Segmenta le immagini 

In [None]:
import matplotlib.pyplot as plt

image_folder = Path('./results/geo_rectification')

model.eval()


for image_path in image_folder.glob('*'):
    image = Image.open(image_path).convert("RGB")
    image_tensor = image_transform(image).unsqueeze(0).cuda()

    with torch.no_grad():
        output = model(image_tensor)['out']
        output = torch.argmax(output, dim=1).cpu().numpy()[0]

        color_mask = mask_to_color(output, CLASS_COLORS)
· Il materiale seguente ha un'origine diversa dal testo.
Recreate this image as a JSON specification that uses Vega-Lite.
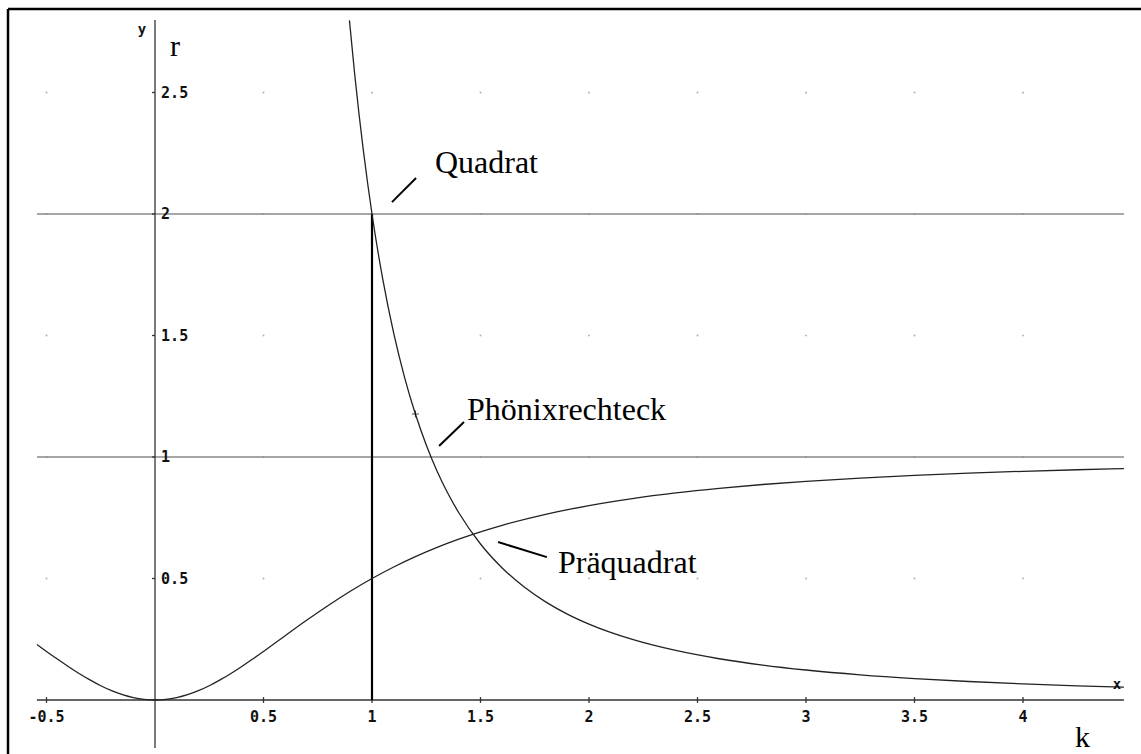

        plt.imsave('./results/segmentation/' + image_path.name, color_mask)
        
        """
        # Visualizza risultati
        plt.figure(figsize=(12, 6))
        plt.subplot(1, 2, 1)
        plt.imshow(image)
        plt.title("Immagine Originale")

        plt.subplot(1, 2, 2)
        plt.imshow(color_mask)
        plt.title("Maschera Predetta (Colorata)")

        plt.show()
        """

Rimuove una classe dalle immagini

In [11]:
import matplotlib.pyplot as plt

state_dict = torch.load('./results/weights/fcn_resnet50_weights.pth')

model.load_state_dict(state_dict)
model.eval()

image_folder = Path('./data')

for image_path in image_folder.glob('*'):
    image = Image.open(image_path).convert("RGB")
    image_tensor = image_transform(image).unsqueeze(0).cuda()

    with torch.no_grad():
        output = model(image_tensor)['out']
        output = torch.argmax(output, dim=1).cpu().numpy()[0]

        rem_image = remove_class_from_image(image, output, 1)
        cropped_img = crop_background(rem_image)

        plt.imsave('./results/no_sky_images/' + image_path.name, cropped_img)